Skip every image and restate the data word for word.

— Begin DATA SECTION —

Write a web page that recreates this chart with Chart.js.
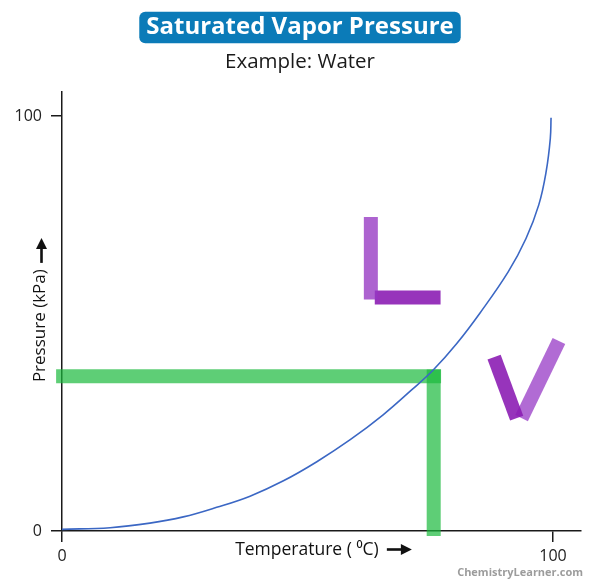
<!DOCTYPE html>
<html>
<head>
<meta charset="utf-8">
<title>Saturated Vapor Pressure</title>
<script src="https://cdn.jsdelivr.net/npm/chart.js@4.4.1/dist/chart.umd.min.js"></script>
<style>
    html, body { margin: 0; padding: 0; background: #fff; }
    #wrap { width: 600px; height: 587px; }
</style>
</head>
<body>
<div id="wrap"><canvas id="vaporChart" width="600" height="587"></canvas></div>
<script>
// curve: temperature (°C) vs pressure (kPa)
const temperature = [0, 9.8, 17.9, 24.7, 31.5, 38.3, 45.1, 51.9, 58.7, 65.4, 71.2, 75.6, 80.4, 85.1, 90.9, 94.5, 97.1, 98.6, 99.45, 99.6];
const pressure = [0.4, 0.8, 1.9, 3.4, 5.7, 8.4, 12.1, 16.7, 22.0, 28.0, 34.0, 38.8, 45.2, 52.5, 62.5, 70.5, 78.6, 86.6, 94.6, 99.6];
const tickValues = [0, 100];

// marker strokes as [temperature, pressure] pairs
const greenAcross = [[-1.2, 37.3], [77.2, 37.3]];
const greenDown = [[75.7, 38.9], [75.7, -1.2]];
const letterLStem = [[62.9, 75.7], [62.9, 55.8]];
const letterLFoot = [[63.7, 56.3], [77.1, 56.3]];
const letterVLeft = [[88.0, 41.9], [92.6, 27.2]];
const letterVRight = [[101.2, 45.8], [93.6, 27.2]];

const FONT = '"Open Sans", "DejaVu Sans", sans-serif';
const ARROW_GAP = '\u2003\u2002\u2009'; // room for the drawn arrow after each axis title

function toPoints(pairs) {
    return pairs.map(p => ({ x: p[0], y: p[1] }));
}

function stroke(pairs, color) {
    return {
        data: toPoints(pairs),
        borderColor: color,
        borderWidth: 14,
        borderCapStyle: 'butt',
        pointRadius: 0,
        clip: false,
        order: 2
    };
}

// rounded blue box behind the main title
const titleBadge = {
    id: 'titleBadge',
    beforeDraw(chart) {
        const ctx = chart.ctx;
        const t = chart.options.plugins.title;
        ctx.save();
        ctx.font = Chart.helpers.toFont(t.font).string;
        const w = ctx.measureText(t.text).width;
        ctx.fillStyle = '#0b7bb8';
        ctx.beginPath();
        ctx.roundRect(300 - w / 2 - 7, 11.7, w + 14, 31.6, 6);
        ctx.fill();
        ctx.restore();
    }
};

function drawArrow(ctx, x0, y0, x1, y1) {
    const ang = Math.atan2(y1 - y0, x1 - x0);
    const len = Math.hypot(x1 - x0, y1 - y0);
    ctx.save();
    ctx.translate(x0, y0);
    ctx.rotate(ang);
    ctx.fillStyle = '#111';
    ctx.fillRect(0, -1.3, len - 9, 2.6);
    ctx.beginPath();
    ctx.moveTo(len, 0);
    ctx.lineTo(len - 11, -5.5);
    ctx.lineTo(len - 11, 5.5);
    ctx.closePath();
    ctx.fill();
    ctx.restore();
}

// arrows after the axis titles, plus the site credit
const decorations = {
    id: 'decorations',
    afterDraw(chart) {
        const ctx = chart.ctx;
        const xs = chart.scales.x, ys = chart.scales.y;

        ctx.save();
        ctx.font = Chart.helpers.toFont(xs.options.title.font).string;
        const wx = ctx.measureText(xs.options.title.text).width;
        const cx = (xs.left + xs.right) / 2;
        const endX = cx + wx / 2 + 4;
        drawArrow(ctx, endX - 25, 549.5, endX, 549.5);

        ctx.font = Chart.helpers.toFont(ys.options.title.font).string;
        const wy = ctx.measureText(ys.options.title.text).width;
        const cy = (ys.top + ys.bottom) / 2;
        const endY = cy - wy / 2 - 3;
        drawArrow(ctx, 41.5, endY + 25, 41.5, endY);

        ctx.font = 'bold 11px ' + FONT;
        ctx.fillStyle = '#9c9c9c';
        ctx.textAlign = 'right';
        ctx.textBaseline = 'middle';
        ctx.fillText('ChemistryLearner.com', 583, 573);
        ctx.restore();
    }
};

const curvePoints = temperature.map((t, i) => ({ x: t, y: pressure[i] }));

new Chart(document.getElementById('vaporChart').getContext('2d'), {
    type: 'line',
    data: {
        datasets: [
            {
                data: curvePoints,
                borderColor: '#3b67c4',
                borderWidth: 1.6,
                pointRadius: 0,
                tension: 0.4,
                fill: false,
                order: 0
            },
            stroke(greenAcross, 'rgba(25, 185, 60, 0.7)'),
            stroke(greenDown, 'rgba(25, 185, 60, 0.7)'),
            stroke(letterLStem, 'rgba(150, 55, 195, 0.78)'),
            stroke(letterLFoot, 'rgba(140, 30, 180, 0.9)'),
            stroke(letterVLeft, 'rgba(140, 30, 180, 0.9)'),
            stroke(letterVRight, 'rgba(155, 65, 200, 0.78)')
        ]
    },
    options: {
        responsive: false,
        animation: false,
        layout: {
            padding: 0
        },
        plugins: {
            legend: { display: false },
            tooltip: { enabled: false },
            title: {
                display: true,
                text: 'Saturated Vapor Pressure',
                color: '#ffffff',
                font: { family: FONT, size: 24, weight: 'bold' },
                padding: { top: 13.1, bottom: 7.5 }
            },
            subtitle: {
                display: true,
                text: 'Example: Water',
                color: '#1a1a1a',
                font: { family: FONT, size: 20.5 },
                padding: { top: 0, bottom: 18 }
            }
        },
        scales: {
            x: {
                type: 'linear',
                min: 0,
                max: 105.7,
                afterBuildTicks: s => { s.ticks = tickValues.map(v => ({ value: v })); },
                afterFit: s => { s.height = 56; },
                grid: { drawOnChartArea: false, tickLength: 11, color: '#1a1a1a', lineWidth: 1.5 },
                border: { color: '#1a1a1a', width: 1.5 },
                ticks: { padding: 5, color: '#222', maxRotation: 0, font: { family: FONT, size: 16 } },
                title: {
                    display: true,
                    text: 'Temperature ( \u2070C)' + ARROW_GAP,
                    color: '#111',
                    font: { family: FONT, size: 17.5 },
                    padding: { top: 0, bottom: 26.9 }
                }
            },
            y: {
                type: 'linear',
                min: 0,
                max: 105.8,
                afterBuildTicks: s => { s.ticks = tickValues.map(v => ({ value: v })); },
                afterFit: s => { s.width = 62; },
                grid: { drawOnChartArea: false, tickLength: 11, color: '#1a1a1a', lineWidth: 1.5 },
                border: { color: '#1a1a1a', width: 1.5 },
                ticks: { padding: 9, color: '#222', font: { family: FONT, size: 16 } },
                title: {
                    display: true,
                    text: 'Pressure (kPa)' + ARROW_GAP,
                    color: '#111',
                    font: { family: FONT, size: 17 },
                    padding: { top: 29.8, bottom: 0 }
                }
            },
            // empty strip on the right so the plot stops short of the edge
            rightGap: {
                type: 'linear',
                position: 'right',
                display: true,
                afterFit: s => { s.width = 19; },
                grid: { display: false },
                border: { display: false },
                ticks: { display: false }
            }
        }
    },
    plugins: [titleBadge, decorations]
});
</script>
</body>
</html>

— End DATA SECTION —

EXPECTED OUTPUT:
Write a web page that recreates this chart with Chart.js.
<!DOCTYPE html>
<html>
<head>
<meta charset="utf-8">
<title>Saturated Vapor Pressure</title>
<script src="https://cdn.jsdelivr.net/npm/chart.js@4.4.1/dist/chart.umd.min.js"></script>
<style>
    html, body { margin: 0; padding: 0; background: #fff; }
    #wrap { width: 600px; height: 587px; }
</style>
</head>
<body>
<div id="wrap"><canvas id="vaporChart" width="600" height="587"></canvas></div>
<script>
// curve: temperature (°C) vs pressure (kPa)
const temperature = [0, 9.8, 17.9, 24.7, 31.5, 38.3, 45.1, 51.9, 58.7, 65.4, 71.2, 75.6, 80.4, 85.1, 90.9, 94.5, 97.1, 98.6, 99.45, 99.6];
const pressure = [0.4, 0.8, 1.9, 3.4, 5.7, 8.4, 12.1, 16.7, 22.0, 28.0, 34.0, 38.8, 45.2, 52.5, 62.5, 70.5, 78.6, 86.6, 94.6, 99.6];
const tickValues = [0, 100];

// marker strokes as [temperature, pressure] pairs
const greenAcross = [[-1.2, 37.3], [77.2, 37.3]];
const greenDown = [[75.7, 38.9], [75.7, -1.2]];
const letterLStem = [[62.9, 75.7], [62.9, 55.8]];
const letterLFoot = [[63.7, 56.3], [77.1, 56.3]];
const letterVLeft = [[88.0, 41.9], [92.6, 27.2]];
const letterVRight = [[101.2, 45.8], [93.6, 27.2]];

const FONT = '"Open Sans", "DejaVu Sans", sans-serif';
const ARROW_GAP = '\u2003\u2002\u2009'; // room for the drawn arrow after each axis title

function toPoints(pairs) {
    return pairs.map(p => ({ x: p[0], y: p[1] }));
}

function stroke(pairs, color) {
    return {
        data: toPoints(pairs),
        borderColor: color,
        borderWidth: 14,
        borderCapStyle: 'butt',
        pointRadius: 0,
        clip: false,
        order: 2
    };
}

// rounded blue box behind the main title
const titleBadge = {
    id: 'titleBadge',
    beforeDraw(chart) {
        const ctx = chart.ctx;
        const t = chart.options.plugins.title;
        ctx.save();
        ctx.font = Chart.helpers.toFont(t.font).string;
        const w = ctx.measureText(t.text).width;
        ctx.fillStyle = '#0b7bb8';
        ctx.beginPath();
        ctx.roundRect(300 - w / 2 - 7, 11.7, w + 14, 31.6, 6);
        ctx.fill();
        ctx.restore();
    }
};

function drawArrow(ctx, x0, y0, x1, y1) {
    const ang = Math.atan2(y1 - y0, x1 - x0);
    const len = Math.hypot(x1 - x0, y1 - y0);
    ctx.save();
    ctx.translate(x0, y0);
    ctx.rotate(ang);
    ctx.fillStyle = '#111';
    ctx.fillRect(0, -1.3, len - 9, 2.6);
    ctx.beginPath();
    ctx.moveTo(len, 0);
    ctx.lineTo(len - 11, -5.5);
    ctx.lineTo(len - 11, 5.5);
    ctx.closePath();
    ctx.fill();
    ctx.restore();
}

// arrows after the axis titles, plus the site credit
const decorations = {
    id: 'decorations',
    afterDraw(chart) {
        const ctx = chart.ctx;
        const xs = chart.scales.x, ys = chart.scales.y;

        ctx.save();
        ctx.font = Chart.helpers.toFont(xs.options.title.font).string;
        const wx = ctx.measureText(xs.options.title.text).width;
        const cx = (xs.left + xs.right) / 2;
        const endX = cx + wx / 2 + 4;
        drawArrow(ctx, endX - 25, 549.5, endX, 549.5);

        ctx.font = Chart.helpers.toFont(ys.options.title.font).string;
        const wy = ctx.measureText(ys.options.title.text).width;
        const cy = (ys.top + ys.bottom) / 2;
        const endY = cy - wy / 2 - 3;
        drawArrow(ctx, 41.5, endY + 25, 41.5, endY);

        ctx.font = 'bold 11px ' + FONT;
        ctx.fillStyle = '#9c9c9c';
        ctx.textAlign = 'right';
        ctx.textBaseline = 'middle';
        ctx.fillText('ChemistryLearner.com', 583, 573);
        ctx.restore();
    }
};

const curvePoints = temperature.map((t, i) => ({ x: t, y: pressure[i] }));

new Chart(document.getElementById('vaporChart').getContext('2d'), {
    type: 'line',
    data: {
        datasets: [
            {
                data: curvePoints,
                borderColor: '#3b67c4',
                borderWidth: 1.6,
                pointRadius: 0,
                tension: 0.4,
                fill: false,
                order: 0
            },
            stroke(greenAcross, 'rgba(25, 185, 60, 0.7)'),
            stroke(greenDown, 'rgba(25, 185, 60, 0.7)'),
            stroke(letterLStem, 'rgba(150, 55, 195, 0.78)'),
            stroke(letterLFoot, 'rgba(140, 30, 180, 0.9)'),
            stroke(letterVLeft, 'rgba(140, 30, 180, 0.9)'),
            stroke(letterVRight, 'rgba(155, 65, 200, 0.78)')
        ]
    },
    options: {
        responsive: false,
        animation: false,
        layout: {
            padding: 0
        },
        plugins: {
            legend: { display: false },
            tooltip: { enabled: false },
            title: {
                display: true,
                text: 'Saturated Vapor Pressure',
                color: '#ffffff',
                font: { family: FONT, size: 24, weight: 'bold' },
                padding: { top: 13.1, bottom: 7.5 }
            },
            subtitle: {
                display: true,
                text: 'Example: Water',
                color: '#1a1a1a',
                font: { family: FONT, size: 20.5 },
                padding: { top: 0, bottom: 18 }
            }
        },
        scales: {
            x: {
                type: 'linear',
                min: 0,
                max: 105.7,
                afterBuildTicks: s => { s.ticks = tickValues.map(v => ({ value: v })); },
                afterFit: s => { s.height = 56; },
                grid: { drawOnChartArea: false, tickLength: 11, color: '#1a1a1a', lineWidth: 1.5 },
                border: { color: '#1a1a1a', width: 1.5 },
                ticks: { padding: 5, color: '#222', maxRotation: 0, font: { family: FONT, size: 16 } },
                title: {
                    display: true,
                    text: 'Temperature ( \u2070C)' + ARROW_GAP,
                    color: '#111',
                    font: { family: FONT, size: 17.5 },
                    padding: { top: 0, bottom: 26.9 }
                }
            },
            y: {
                type: 'linear',
                min: 0,
                max: 105.8,
                afterBuildTicks: s => { s.ticks = tickValues.map(v => ({ value: v })); },
                afterFit: s => { s.width = 62; },
                grid: { drawOnChartArea: false, tickLength: 11, color: '#1a1a1a', lineWidth: 1.5 },
                border: { color: '#1a1a1a', width: 1.5 },
                ticks: { padding: 9, color: '#222', font: { family: FONT, size: 16 } },
                title: {
                    display: true,
                    text: 'Pressure (kPa)' + ARROW_GAP,
                    color: '#111',
                    font: { family: FONT, size: 17 },
                    padding: { top: 29.8, bottom: 0 }
                }
            },
            // empty strip on the right so the plot stops short of the edge
            rightGap: {
                type: 'linear',
                position: 'right',
                display: true,
                afterFit: s => { s.width = 19; },
                grid: { display: false },
                border: { display: false },
                ticks: { display: false }
            }
        }
    },
    plugins: [titleBadge, decorations]
});
</script>
</body>
</html>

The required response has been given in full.